THE TASK — In the records below, count every line containing "this". Reply with the number only.
··· SUPPLIED RECORDS
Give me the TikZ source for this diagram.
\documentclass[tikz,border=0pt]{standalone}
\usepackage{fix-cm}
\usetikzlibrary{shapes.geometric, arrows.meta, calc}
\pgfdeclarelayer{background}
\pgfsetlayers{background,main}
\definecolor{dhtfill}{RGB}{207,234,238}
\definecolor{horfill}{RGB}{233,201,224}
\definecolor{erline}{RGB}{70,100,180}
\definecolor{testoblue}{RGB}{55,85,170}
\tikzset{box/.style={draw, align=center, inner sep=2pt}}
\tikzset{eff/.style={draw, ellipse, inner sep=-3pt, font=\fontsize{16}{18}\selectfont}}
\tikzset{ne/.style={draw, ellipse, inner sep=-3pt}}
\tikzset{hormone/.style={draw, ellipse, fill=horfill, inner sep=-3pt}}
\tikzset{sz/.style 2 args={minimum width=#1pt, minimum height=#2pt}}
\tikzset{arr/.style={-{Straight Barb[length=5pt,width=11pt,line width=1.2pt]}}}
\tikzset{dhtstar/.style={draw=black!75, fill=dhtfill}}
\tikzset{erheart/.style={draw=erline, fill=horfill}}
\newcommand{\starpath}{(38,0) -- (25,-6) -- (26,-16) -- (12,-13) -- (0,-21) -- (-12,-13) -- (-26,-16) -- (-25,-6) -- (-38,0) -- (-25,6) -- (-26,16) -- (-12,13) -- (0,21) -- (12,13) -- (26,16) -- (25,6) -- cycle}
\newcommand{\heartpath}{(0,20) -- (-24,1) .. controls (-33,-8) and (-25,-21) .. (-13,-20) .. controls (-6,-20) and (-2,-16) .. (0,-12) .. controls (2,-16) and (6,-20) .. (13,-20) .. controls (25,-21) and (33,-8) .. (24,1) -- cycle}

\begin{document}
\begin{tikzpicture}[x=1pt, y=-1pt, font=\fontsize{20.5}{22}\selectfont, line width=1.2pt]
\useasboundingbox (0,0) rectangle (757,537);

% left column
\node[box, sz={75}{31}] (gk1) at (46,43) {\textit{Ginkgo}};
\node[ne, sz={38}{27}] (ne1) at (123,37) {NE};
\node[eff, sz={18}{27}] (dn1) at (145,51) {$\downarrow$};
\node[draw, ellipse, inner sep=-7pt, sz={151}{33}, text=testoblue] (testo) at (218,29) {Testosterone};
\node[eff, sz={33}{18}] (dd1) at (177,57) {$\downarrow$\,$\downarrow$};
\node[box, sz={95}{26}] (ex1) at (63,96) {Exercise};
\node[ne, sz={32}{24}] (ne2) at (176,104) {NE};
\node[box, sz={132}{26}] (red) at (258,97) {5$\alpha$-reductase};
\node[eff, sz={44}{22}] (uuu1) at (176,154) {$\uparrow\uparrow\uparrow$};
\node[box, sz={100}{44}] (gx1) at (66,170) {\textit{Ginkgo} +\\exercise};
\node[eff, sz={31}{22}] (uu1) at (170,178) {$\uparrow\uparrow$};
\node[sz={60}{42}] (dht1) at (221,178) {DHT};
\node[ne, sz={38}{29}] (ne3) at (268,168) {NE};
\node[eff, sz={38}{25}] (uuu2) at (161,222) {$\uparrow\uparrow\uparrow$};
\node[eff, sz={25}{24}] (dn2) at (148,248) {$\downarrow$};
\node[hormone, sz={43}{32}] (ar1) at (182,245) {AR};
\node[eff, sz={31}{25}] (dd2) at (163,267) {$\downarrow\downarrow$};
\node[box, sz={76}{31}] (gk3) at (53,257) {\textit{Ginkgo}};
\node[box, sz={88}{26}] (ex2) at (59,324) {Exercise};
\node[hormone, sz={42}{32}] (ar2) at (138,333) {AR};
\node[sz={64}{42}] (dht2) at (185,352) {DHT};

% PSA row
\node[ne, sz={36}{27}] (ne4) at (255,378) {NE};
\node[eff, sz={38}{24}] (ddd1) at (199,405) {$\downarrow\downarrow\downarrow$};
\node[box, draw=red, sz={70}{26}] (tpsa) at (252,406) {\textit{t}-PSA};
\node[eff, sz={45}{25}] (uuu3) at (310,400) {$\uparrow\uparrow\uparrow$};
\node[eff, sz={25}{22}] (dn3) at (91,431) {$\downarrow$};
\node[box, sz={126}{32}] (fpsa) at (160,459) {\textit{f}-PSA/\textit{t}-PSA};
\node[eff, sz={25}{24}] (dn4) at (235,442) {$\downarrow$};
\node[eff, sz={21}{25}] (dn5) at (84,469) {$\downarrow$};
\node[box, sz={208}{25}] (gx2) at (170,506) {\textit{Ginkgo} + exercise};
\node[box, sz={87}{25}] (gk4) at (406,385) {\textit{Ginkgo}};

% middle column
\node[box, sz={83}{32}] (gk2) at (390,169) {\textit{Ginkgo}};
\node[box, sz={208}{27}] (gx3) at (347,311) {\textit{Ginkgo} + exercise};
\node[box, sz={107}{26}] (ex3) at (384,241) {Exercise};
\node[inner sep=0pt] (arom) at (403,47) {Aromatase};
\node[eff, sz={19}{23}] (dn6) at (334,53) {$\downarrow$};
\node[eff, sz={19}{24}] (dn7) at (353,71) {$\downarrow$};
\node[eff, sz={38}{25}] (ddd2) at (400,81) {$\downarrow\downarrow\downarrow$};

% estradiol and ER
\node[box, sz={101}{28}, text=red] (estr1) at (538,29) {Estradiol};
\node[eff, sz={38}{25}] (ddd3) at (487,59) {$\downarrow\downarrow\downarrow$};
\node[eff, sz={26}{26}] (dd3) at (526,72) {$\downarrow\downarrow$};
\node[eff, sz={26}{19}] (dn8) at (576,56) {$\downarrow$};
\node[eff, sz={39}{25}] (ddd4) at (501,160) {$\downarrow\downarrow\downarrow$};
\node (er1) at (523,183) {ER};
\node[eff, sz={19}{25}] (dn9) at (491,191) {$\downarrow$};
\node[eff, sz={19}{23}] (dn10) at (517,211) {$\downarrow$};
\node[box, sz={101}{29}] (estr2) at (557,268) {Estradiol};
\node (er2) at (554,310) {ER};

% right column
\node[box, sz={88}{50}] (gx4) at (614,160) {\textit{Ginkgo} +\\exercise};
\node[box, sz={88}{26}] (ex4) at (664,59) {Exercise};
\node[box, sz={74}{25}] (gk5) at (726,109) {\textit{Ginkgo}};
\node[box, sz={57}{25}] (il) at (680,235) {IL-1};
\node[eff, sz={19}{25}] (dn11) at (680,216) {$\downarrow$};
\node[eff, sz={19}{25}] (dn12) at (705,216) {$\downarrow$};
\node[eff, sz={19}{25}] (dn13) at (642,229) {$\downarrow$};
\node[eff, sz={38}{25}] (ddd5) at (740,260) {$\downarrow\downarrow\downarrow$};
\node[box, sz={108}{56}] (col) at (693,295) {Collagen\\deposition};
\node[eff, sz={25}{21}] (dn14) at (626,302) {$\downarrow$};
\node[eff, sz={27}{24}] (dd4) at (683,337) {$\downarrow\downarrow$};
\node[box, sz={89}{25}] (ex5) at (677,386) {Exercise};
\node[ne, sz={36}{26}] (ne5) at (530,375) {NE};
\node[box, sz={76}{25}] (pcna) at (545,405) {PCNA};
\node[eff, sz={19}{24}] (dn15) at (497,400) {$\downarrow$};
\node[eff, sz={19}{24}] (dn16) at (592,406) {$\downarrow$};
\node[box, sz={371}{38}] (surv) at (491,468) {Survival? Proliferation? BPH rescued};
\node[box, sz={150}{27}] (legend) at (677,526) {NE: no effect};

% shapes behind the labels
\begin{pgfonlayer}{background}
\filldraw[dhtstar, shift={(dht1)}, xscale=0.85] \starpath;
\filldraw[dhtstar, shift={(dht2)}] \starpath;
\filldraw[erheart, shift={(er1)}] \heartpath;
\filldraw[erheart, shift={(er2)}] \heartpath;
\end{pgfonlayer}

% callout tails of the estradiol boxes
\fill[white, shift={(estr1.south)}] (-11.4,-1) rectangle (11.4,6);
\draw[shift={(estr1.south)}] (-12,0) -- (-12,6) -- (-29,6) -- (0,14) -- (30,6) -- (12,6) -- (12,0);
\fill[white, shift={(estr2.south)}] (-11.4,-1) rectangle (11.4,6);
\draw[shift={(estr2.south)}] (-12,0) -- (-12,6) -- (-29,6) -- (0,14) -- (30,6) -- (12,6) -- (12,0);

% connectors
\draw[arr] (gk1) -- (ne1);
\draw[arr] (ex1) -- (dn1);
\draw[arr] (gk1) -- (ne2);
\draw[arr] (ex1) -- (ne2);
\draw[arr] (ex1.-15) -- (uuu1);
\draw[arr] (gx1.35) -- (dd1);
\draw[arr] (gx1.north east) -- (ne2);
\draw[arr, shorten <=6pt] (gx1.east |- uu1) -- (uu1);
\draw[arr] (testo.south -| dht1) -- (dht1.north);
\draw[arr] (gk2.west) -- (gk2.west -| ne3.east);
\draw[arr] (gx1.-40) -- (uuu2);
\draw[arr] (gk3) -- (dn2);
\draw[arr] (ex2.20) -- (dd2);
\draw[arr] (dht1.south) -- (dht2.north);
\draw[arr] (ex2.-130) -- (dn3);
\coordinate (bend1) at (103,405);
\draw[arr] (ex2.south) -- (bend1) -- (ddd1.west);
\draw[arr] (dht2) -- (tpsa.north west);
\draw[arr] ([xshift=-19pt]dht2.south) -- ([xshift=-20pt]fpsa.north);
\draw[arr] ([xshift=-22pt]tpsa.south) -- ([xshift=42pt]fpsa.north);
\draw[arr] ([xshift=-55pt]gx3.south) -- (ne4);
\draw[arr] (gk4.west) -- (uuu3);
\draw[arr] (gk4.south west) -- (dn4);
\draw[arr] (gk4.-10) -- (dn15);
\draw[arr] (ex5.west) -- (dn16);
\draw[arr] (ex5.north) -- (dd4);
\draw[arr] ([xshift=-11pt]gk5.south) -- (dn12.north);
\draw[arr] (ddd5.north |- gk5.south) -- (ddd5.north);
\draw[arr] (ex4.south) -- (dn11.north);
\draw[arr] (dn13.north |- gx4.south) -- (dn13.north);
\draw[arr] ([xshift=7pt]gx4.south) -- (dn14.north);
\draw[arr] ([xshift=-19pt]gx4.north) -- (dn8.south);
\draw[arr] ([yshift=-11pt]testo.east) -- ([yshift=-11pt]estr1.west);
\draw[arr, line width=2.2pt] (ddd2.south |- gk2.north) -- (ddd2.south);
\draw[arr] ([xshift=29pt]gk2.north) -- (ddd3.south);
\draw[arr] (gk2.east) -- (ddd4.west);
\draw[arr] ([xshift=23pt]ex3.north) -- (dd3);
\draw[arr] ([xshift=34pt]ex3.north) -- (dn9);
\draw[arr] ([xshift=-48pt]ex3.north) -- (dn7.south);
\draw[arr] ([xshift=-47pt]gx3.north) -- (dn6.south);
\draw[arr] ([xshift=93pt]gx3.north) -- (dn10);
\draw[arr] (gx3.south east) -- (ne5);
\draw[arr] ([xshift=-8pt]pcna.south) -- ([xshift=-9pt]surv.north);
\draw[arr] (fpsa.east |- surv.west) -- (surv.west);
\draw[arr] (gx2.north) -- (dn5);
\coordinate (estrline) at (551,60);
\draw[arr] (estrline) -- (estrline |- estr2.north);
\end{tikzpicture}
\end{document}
······
··· SUPPLIED RECORDS
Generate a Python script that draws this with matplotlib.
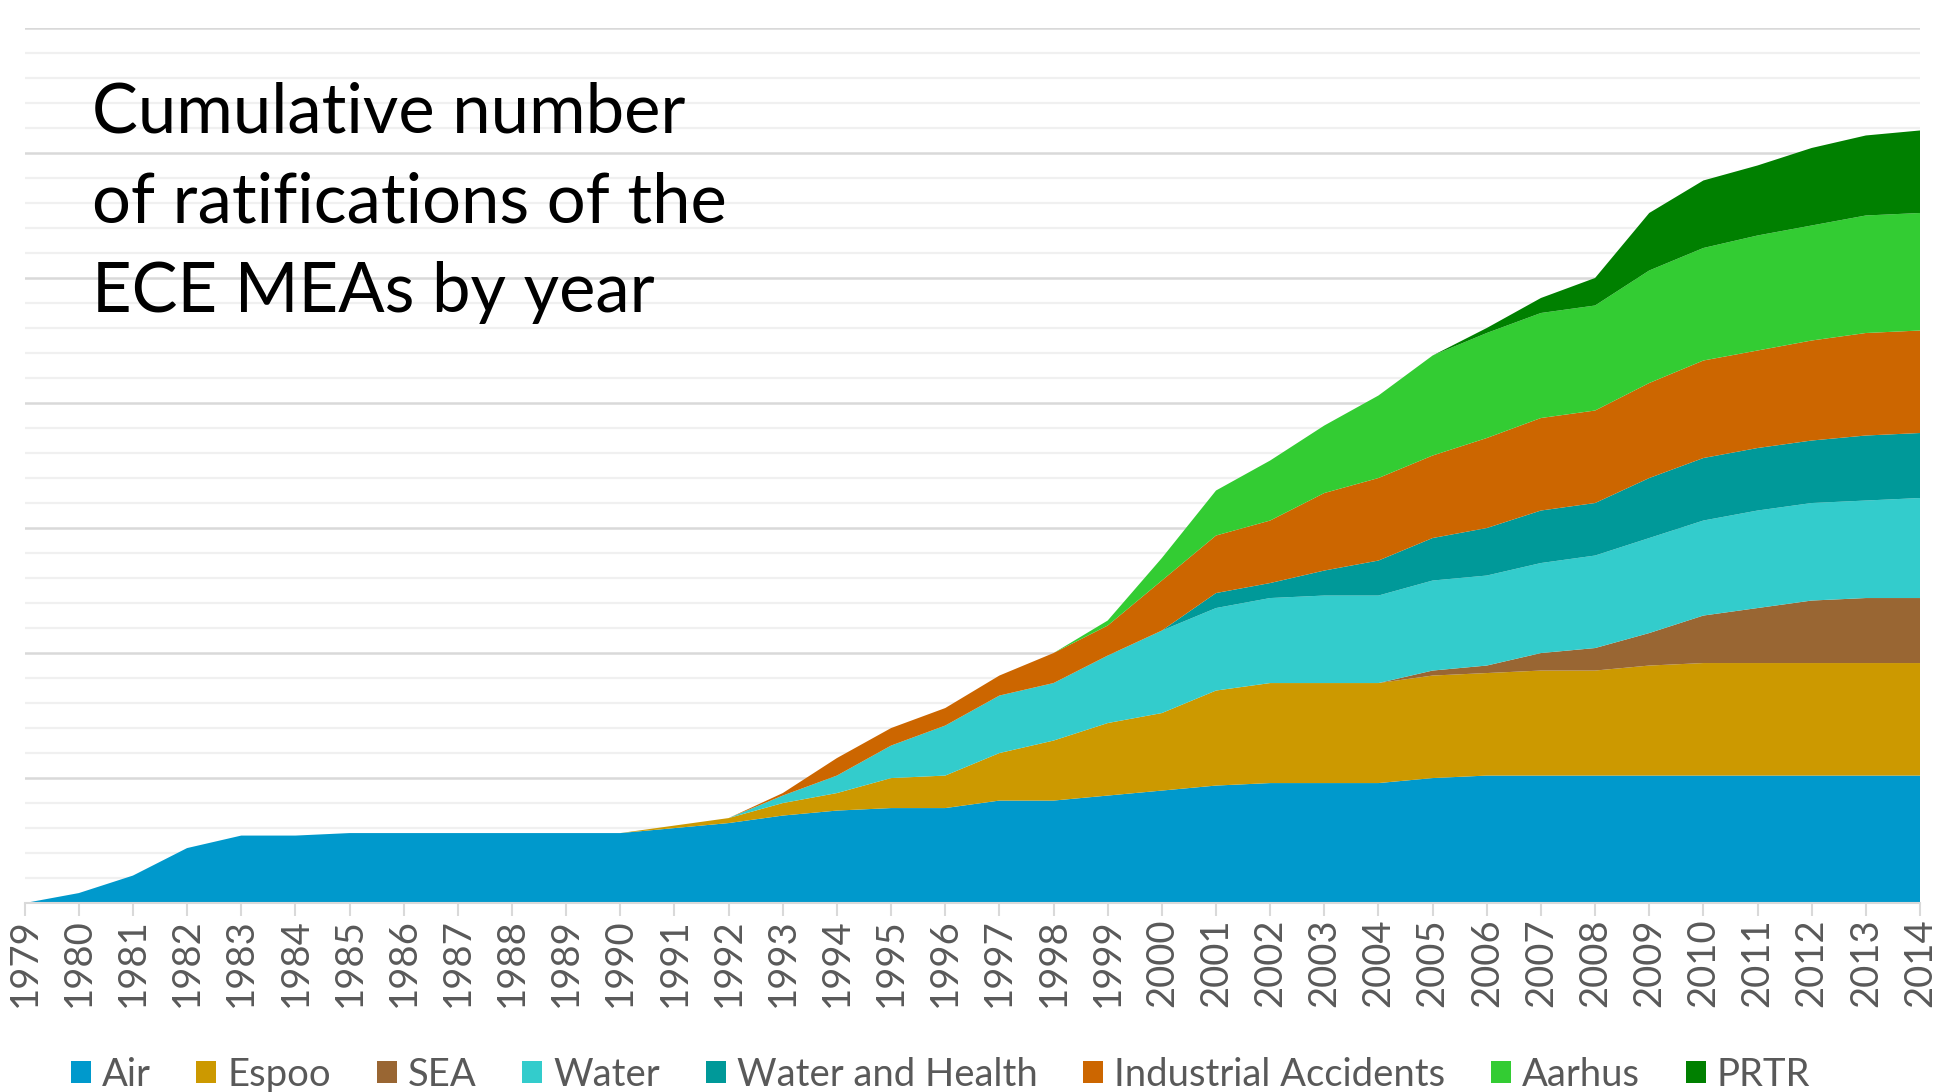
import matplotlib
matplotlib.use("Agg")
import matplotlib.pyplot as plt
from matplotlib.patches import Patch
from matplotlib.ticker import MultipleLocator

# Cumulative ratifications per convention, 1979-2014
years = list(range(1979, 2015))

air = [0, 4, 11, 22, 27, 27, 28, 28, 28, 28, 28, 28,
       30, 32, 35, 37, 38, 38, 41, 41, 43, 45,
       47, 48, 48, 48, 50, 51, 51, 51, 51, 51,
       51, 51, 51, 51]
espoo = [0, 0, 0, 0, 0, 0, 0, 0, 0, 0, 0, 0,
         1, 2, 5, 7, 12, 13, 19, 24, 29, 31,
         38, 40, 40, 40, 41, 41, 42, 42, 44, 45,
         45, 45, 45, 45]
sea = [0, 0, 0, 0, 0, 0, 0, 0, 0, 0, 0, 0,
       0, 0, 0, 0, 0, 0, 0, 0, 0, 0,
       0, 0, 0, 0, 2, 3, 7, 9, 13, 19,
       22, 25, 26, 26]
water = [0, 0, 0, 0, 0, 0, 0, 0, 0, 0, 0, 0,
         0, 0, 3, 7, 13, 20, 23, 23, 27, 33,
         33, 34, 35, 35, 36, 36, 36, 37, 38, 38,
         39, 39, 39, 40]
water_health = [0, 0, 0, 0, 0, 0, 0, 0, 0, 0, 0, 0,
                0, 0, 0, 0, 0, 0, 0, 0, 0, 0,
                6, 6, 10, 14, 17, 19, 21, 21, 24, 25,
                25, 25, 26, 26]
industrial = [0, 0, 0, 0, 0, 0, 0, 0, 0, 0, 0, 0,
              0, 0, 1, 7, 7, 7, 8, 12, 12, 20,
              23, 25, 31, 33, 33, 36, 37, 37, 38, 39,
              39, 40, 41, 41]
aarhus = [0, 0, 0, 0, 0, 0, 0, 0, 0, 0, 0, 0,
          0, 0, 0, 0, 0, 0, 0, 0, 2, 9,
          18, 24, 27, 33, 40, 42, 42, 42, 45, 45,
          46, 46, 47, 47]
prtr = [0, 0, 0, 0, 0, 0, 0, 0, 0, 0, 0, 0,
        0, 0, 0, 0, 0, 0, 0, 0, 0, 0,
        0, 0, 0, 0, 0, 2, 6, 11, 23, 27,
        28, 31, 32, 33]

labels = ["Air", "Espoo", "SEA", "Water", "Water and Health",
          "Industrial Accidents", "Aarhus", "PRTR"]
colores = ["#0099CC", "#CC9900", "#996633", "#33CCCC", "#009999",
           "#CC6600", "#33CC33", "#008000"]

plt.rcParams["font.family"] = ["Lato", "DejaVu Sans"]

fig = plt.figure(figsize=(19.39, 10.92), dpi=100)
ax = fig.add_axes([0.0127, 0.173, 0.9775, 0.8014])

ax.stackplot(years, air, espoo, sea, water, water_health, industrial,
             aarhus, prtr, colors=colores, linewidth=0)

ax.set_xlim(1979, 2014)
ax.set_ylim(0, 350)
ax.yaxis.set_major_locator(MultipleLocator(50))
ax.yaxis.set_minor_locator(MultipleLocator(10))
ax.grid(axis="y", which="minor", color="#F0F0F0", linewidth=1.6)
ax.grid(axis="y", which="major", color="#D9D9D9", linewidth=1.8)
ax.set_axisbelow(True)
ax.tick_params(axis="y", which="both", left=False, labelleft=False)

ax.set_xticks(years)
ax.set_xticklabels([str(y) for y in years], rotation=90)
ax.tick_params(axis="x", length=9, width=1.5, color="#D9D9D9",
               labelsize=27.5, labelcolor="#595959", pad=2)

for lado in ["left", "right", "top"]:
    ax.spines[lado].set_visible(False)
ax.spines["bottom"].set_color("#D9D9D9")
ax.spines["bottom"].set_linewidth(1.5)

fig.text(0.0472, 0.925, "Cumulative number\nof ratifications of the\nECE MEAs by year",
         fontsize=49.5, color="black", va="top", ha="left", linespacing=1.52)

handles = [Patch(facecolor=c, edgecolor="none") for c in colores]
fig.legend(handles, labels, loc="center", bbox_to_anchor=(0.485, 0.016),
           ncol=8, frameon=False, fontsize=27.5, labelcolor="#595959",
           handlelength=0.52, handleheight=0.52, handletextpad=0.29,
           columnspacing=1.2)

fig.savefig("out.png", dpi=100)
······
FINAL RESULT — 2